**WHAT TO WORK ON**
Copy exactly the lines from the beginning of the data down to and including the line holding "yr1 = (ZERO_PX - MT) / Y_PX", without any pictures.

**PROVIDED DATA**
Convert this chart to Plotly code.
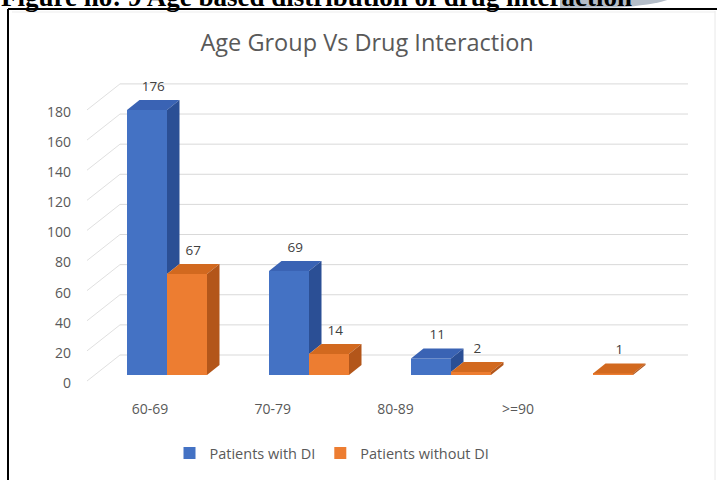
import plotly.graph_objects as go

# ---- data ----
categories = ["60-69", "70-79", "80-89", ">=90"]
with_di = [176, 69, 11, 0]
without_di = [67, 14, 2, 1]
series_names = ["Patients with DI", "Patients without DI"]
y_ticks = [0, 20, 40, 60, 80, 100, 120, 140, 160, 180]

# ---- page geometry (pixels) ----
W, H = 717, 480
ML, MR, MT, MB = 72, 17, 70, 85
PW, PH = W - ML - MR, H - MT - MB

# bar plane: category spacing and vertical scale
CAT_PX = 142.0          # px between category centres
CAT0_PX = 167.0         # px of first category centre
Y_PX = 1.506            # px per unit
ZERO_PX = 375.0         # px of value 0 on the bar front plane
BAR_PX = 40.0           # bar width, px
DEPTH_DX_PX, DEPTH_DY_PX = 12.5, 10.0   # bar depth projection

xr0 = (ML - CAT0_PX) / CAT_PX
xr1 = (W - MR - CAT0_PX) / CAT_PX
yr0 = (ZERO_PX - (H - MB)) / Y_PX
yr1 = (ZERO_PX - MT) / Y_PX

bw = BAR_PX / CAT_PX
ddx = DEPTH_DX_PX / CAT_PX
ddy = DEPTH_DY_PX / Y_PX

def px_x(px):
    return (px - CAT0_PX) / CAT_PX

def paper_x(px):
    return (px - ML) / PW

def paper_y(py):
    return (H - MB - py) / PH

colors = {
    "front": ["#4472C4", "#ED7D31"],
    "top": ["#3A63B4", "#D2691F"],
    "side": ["#2B4F95", "#B3561A"],
}
series = [with_di, without_di]

fig = go.Figure()

# front faces
for s, vals in enumerate(series):
    off = -bw / 2 if s == 0 else bw / 2
    fig.add_trace(go.Bar(
        x=[i + off for i in range(len(categories))], y=vals, width=bw,
        name=series_names[s], marker=dict(color=colors["front"][s], line=dict(width=0)),
        hoverinfo="skip",
    ))

# top and side faces, category by category (left bar first)
for i in range(len(categories)):
    for s, vals in enumerate(series):
        v = vals[i]
        if v <= 0:
            continue
        xl = i - bw if s == 0 else i
        xr = xl + bw
        fig.add_trace(go.Scatter(
            x=[xl, xr, xr + ddx, xl + ddx, xl], y=[v, v, v + ddy, v + ddy, v],
            fill="toself", fillcolor=colors["top"][s], mode="lines",
            line=dict(width=0), showlegend=False, hoverinfo="skip"))
        # side face hidden by the neighbouring bar up to that bar's height
        low = 0
        if s == 0:
            low = series[1][i]
            if low >= v:
                continue
        fig.add_trace(go.Scatter(
            x=[xr, xr, xr + ddx, xr + ddx, xr], y=[low, v, v + ddy, low + ddy, low],
            fill="toself", fillcolor=colors["side"][s], mode="lines",
            line=dict(width=0), showlegend=False, hoverinfo="skip"))

# value labels
for s, vals in enumerate(series):
    xs, ys, ts = [], [], []
    for i, v in enumerate(vals):
        if v <= 0:
            continue
        xs.append(i + (-bw / 2 if s == 0 else bw / 2) + ddx / 2)
        ys.append(v + 15)
        ts.append(str(v))
    fig.add_trace(go.Scatter(
        x=xs, y=ys, text=ts, mode="text", showlegend=False, hoverinfo="skip",
        textfont=dict(family="Open Sans", size=13.5, color="#404040")))

# back wall gridlines and left wall lines
wall_shift = 20.0 / Y_PX
left_drop = 6.0 / Y_PX
shapes = []
for v in y_ticks:
    shapes.append(dict(type="line", xref="x", yref="y", layer="below",
                       x0=px_x(120), x1=px_x(688), y0=v + wall_shift, y1=v + wall_shift,
                       line=dict(color="#D9D9D9", width=1)))
    shapes.append(dict(type="line", xref="x", yref="y", layer="below",
                       x0=px_x(87), x1=px_x(120), y0=v - left_drop, y1=v + wall_shift,
                       line=dict(color="#E0E0E0", width=1)))

# frame of the figure and the caption's ribbon
shapes += [
    dict(type="path", xref="paper", yref="paper", layer="below",
         path=f"M {paper_x(560)},{paper_y(-1)} L {paper_x(670)},{paper_y(-1)} "
              f"Q {paper_x(655)},{paper_y(5)} {paper_x(618)},{paper_y(7.5)} "
              f"L {paper_x(560)},{paper_y(8)} Z",
         fillcolor="#B4BDC8", line=dict(width=0)),
    dict(type="line", xref="paper", yref="paper", x0=paper_x(8), x1=paper_x(717),
         y0=paper_y(9), y1=paper_y(9), line=dict(color="#000000", width=2)),
    dict(type="line", xref="paper", yref="paper", x0=paper_x(8), x1=paper_x(8),
         y0=paper_y(9), y1=paper_y(480), line=dict(color="#000000", width=2)),
    dict(type="line", xref="paper", yref="paper", x0=paper_x(715), x1=paper_x(715),
         y0=paper_y(11), y1=paper_y(480), line=dict(color="#E8E8E8", width=1)),
    dict(type="line", xref="paper", yref="paper", x0=paper_x(12), x1=paper_x(715),
         y0=paper_y(12), y1=paper_y(12), line=dict(color="#EDEDED", width=1)),
]

tick_pos = [px_x(150 + 122.7 * i) for i in range(len(categories))]

fig.update_layout(
    width=W, height=H,
    margin=dict(l=ML, r=MR, t=MT, b=MB),
    paper_bgcolor="white", plot_bgcolor="white",
    barmode="overlay",
    shapes=shapes,
    title=dict(text="Age Group Vs Drug Interaction", x=0.512, xanchor="center",
               y=1 - 43 / H, yanchor="middle",
               font=dict(family="Open Sans", size=23.5, color="#595959")),
    xaxis=dict(range=[xr0, xr1], tickvals=tick_pos, ticktext=categories,
               showgrid=False, zeroline=False, showline=False, ticks="",
               ticklabelstandoff=4,
               tickfont=dict(family="Open Sans", size=14, color="#595959")),
    yaxis=dict(range=[yr0, yr1], tickvals=y_ticks, showgrid=False, zeroline=False,
               showline=False, ticks="", ticklabelshift=8,
               tickfont=dict(family="Open Sans", size=14, color="#595959")),
    legend=dict(orientation="h", x=332 / W, xanchor="center", xref="container",
                y=1 - 453 / H, yref="container", yanchor="middle",
                font=dict(family="Open Sans", size=14.5, color="#595959")),
    annotations=[dict(text="<b>Figure no: 9 Age based distribution of drug interaction</b>",
                      xref="paper", yref="paper", x=paper_x(-1), xanchor="left",
                      y=paper_y(14), yanchor="bottom", showarrow=False,
                      font=dict(family="Liberation Serif", size=27, color="#000000"))],
)

fig.write_html("out.html")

**WRITTEN SOLUTION**
Convert this chart to Plotly code.
import plotly.graph_objects as go

# ---- data ----
categories = ["60-69", "70-79", "80-89", ">=90"]
with_di = [176, 69, 11, 0]
without_di = [67, 14, 2, 1]
series_names = ["Patients with DI", "Patients without DI"]
y_ticks = [0, 20, 40, 60, 80, 100, 120, 140, 160, 180]

# ---- page geometry (pixels) ----
W, H = 717, 480
ML, MR, MT, MB = 72, 17, 70, 85
PW, PH = W - ML - MR, H - MT - MB

# bar plane: category spacing and vertical scale
CAT_PX = 142.0          # px between category centres
CAT0_PX = 167.0         # px of first category centre
Y_PX = 1.506            # px per unit
ZERO_PX = 375.0         # px of value 0 on the bar front plane
BAR_PX = 40.0           # bar width, px
DEPTH_DX_PX, DEPTH_DY_PX = 12.5, 10.0   # bar depth projection

xr0 = (ML - CAT0_PX) / CAT_PX
xr1 = (W - MR - CAT0_PX) / CAT_PX
yr0 = (ZERO_PX - (H - MB)) / Y_PX
yr1 = (ZERO_PX - MT) / Y_PX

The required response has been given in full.